> _Input material_:
*-*-*

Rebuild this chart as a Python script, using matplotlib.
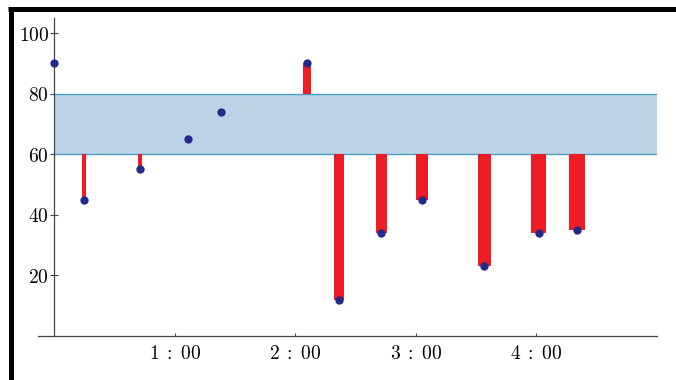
import matplotlib
matplotlib.use('Agg')
import matplotlib.pyplot as plt
from matplotlib.lines import Line2D

plt.rcParams['mathtext.fontset'] = 'cm'

# time in seconds, measured value
times = [0, 14.5, 42.5, 66.5, 83, 125.7, 141.7, 162.7, 183, 214, 241, 260]
values = [90, 45, 55, 65, 74, 90, 12, 34, 45, 23, 34, 35]
# bar widths (seconds) for each point
widths = [0, 2, 2, 0, 0, 3.8, 4.8, 5.3, 6.1, 6.6, 7.1, 8.1]

band_low, band_high = 60, 80
x_end = 300

yticks = [20, 40, 60, 80, 100]
xticks = [60, 120, 180, 240]

fig = plt.figure(figsize=(6.76, 3.8), dpi=100)
ax = fig.add_axes([38 / 676, 44 / 380, (657 - 38) / 676, 318 / 380])

# target band
ax.fill_between([0, x_end], band_low, band_high, color='#bcd3e6', lw=0, zorder=1)
ax.plot([0, x_end], [band_low, band_low], color='#4a9fc6', lw=1, zorder=2)
ax.plot([0, x_end], [band_high, band_high], color='#4a9fc6', lw=1, zorder=2)

# red bars from band edge to value
for t, v, w in zip(times, values, widths):
    if w == 0:
        continue
    if v < band_low:
        ax.bar(t, v - band_low, bottom=band_low, width=w, color='#ee1c25', lw=0, zorder=3)
    elif v > band_high:
        ax.bar(t, v - band_high, bottom=band_high, width=w, color='#ee1c25', lw=0, zorder=3)

ax.scatter(times, values, s=36, color='#25298a', zorder=5, clip_on=False, lw=0)

ax.set_xlim(-8.2, x_end)
ax.set_ylim(0, 105)

for s in ['top', 'right']:
    ax.spines[s].set_visible(False)
ax.spines['left'].set_position(('data', 0))
for s in ['left', 'bottom']:
    ax.spines[s].set_color('#444444')
    ax.spines[s].set_linewidth(0.9)

ax.set_yticks(yticks)
ax.set_yticklabels([r'$%d$' % v for v in yticks])
ax.set_xticks(xticks)
ax.set_xticklabels([r'$%d\;:\;%02d$' % (t // 60, t % 60) for t in xticks])
ax.tick_params(axis='y', direction='inout', length=6, width=0.8, color='#444444',
               labelsize=14, pad=1)
ax.tick_params(axis='x', direction='in', length=2.5, width=0.8, color='#444444',
               labelsize=14, pad=6)

# black frame at top and left
fig.add_artist(Line2D([8 / 676, 1], [1 - 9 / 380, 1 - 9 / 380], color='black', lw=3.6,
                      transform=fig.transFigure, solid_capstyle='butt'))
fig.add_artist(Line2D([10.5 / 676, 10.5 / 676], [0, 1 - 7 / 380], color='black', lw=3.6,
                      transform=fig.transFigure, solid_capstyle='butt'))

fig.savefig('out.png', dpi=100)
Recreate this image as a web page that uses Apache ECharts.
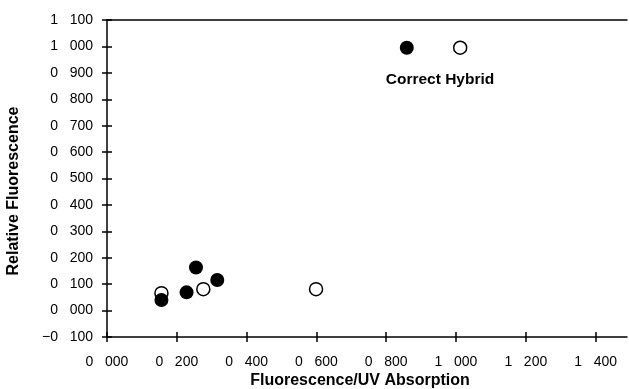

*-*-*

> _What needs to be done_: Pictures are excluded; output everything else in the data verbatim.

> _Response below_:
Rebuild this chart as a Python script, using matplotlib.
import matplotlib
matplotlib.use('Agg')
import matplotlib.pyplot as plt
from matplotlib.lines import Line2D

plt.rcParams['mathtext.fontset'] = 'cm'

# time in seconds, measured value
times = [0, 14.5, 42.5, 66.5, 83, 125.7, 141.7, 162.7, 183, 214, 241, 260]
values = [90, 45, 55, 65, 74, 90, 12, 34, 45, 23, 34, 35]
# bar widths (seconds) for each point
widths = [0, 2, 2, 0, 0, 3.8, 4.8, 5.3, 6.1, 6.6, 7.1, 8.1]

band_low, band_high = 60, 80
x_end = 300

yticks = [20, 40, 60, 80, 100]
xticks = [60, 120, 180, 240]

fig = plt.figure(figsize=(6.76, 3.8), dpi=100)
ax = fig.add_axes([38 / 676, 44 / 380, (657 - 38) / 676, 318 / 380])

# target band
ax.fill_between([0, x_end], band_low, band_high, color='#bcd3e6', lw=0, zorder=1)
ax.plot([0, x_end], [band_low, band_low], color='#4a9fc6', lw=1, zorder=2)
ax.plot([0, x_end], [band_high, band_high], color='#4a9fc6', lw=1, zorder=2)

# red bars from band edge to value
for t, v, w in zip(times, values, widths):
    if w == 0:
        continue
    if v < band_low:
        ax.bar(t, v - band_low, bottom=band_low, width=w, color='#ee1c25', lw=0, zorder=3)
    elif v > band_high:
        ax.bar(t, v - band_high, bottom=band_high, width=w, color='#ee1c25', lw=0, zorder=3)

ax.scatter(times, values, s=36, color='#25298a', zorder=5, clip_on=False, lw=0)

ax.set_xlim(-8.2, x_end)
ax.set_ylim(0, 105)

for s in ['top', 'right']:
    ax.spines[s].set_visible(False)
ax.spines['left'].set_position(('data', 0))
for s in ['left', 'bottom']:
    ax.spines[s].set_color('#444444')
    ax.spines[s].set_linewidth(0.9)

ax.set_yticks(yticks)
ax.set_yticklabels([r'$%d$' % v for v in yticks])
ax.set_xticks(xticks)
ax.set_xticklabels([r'$%d\;:\;%02d$' % (t // 60, t % 60) for t in xticks])
ax.tick_params(axis='y', direction='inout', length=6, width=0.8, color='#444444',
               labelsize=14, pad=1)
ax.tick_params(axis='x', direction='in', length=2.5, width=0.8, color='#444444',
               labelsize=14, pad=6)

# black frame at top and left
fig.add_artist(Line2D([8 / 676, 1], [1 - 9 / 380, 1 - 9 / 380], color='black', lw=3.6,
                      transform=fig.transFigure, solid_capstyle='butt'))
fig.add_artist(Line2D([10.5 / 676, 10.5 / 676], [0, 1 - 7 / 380], color='black', lw=3.6,
                      transform=fig.transFigure, solid_capstyle='butt'))

fig.savefig('out.png', dpi=100)
Recreate this image as a web page that uses Apache ECharts.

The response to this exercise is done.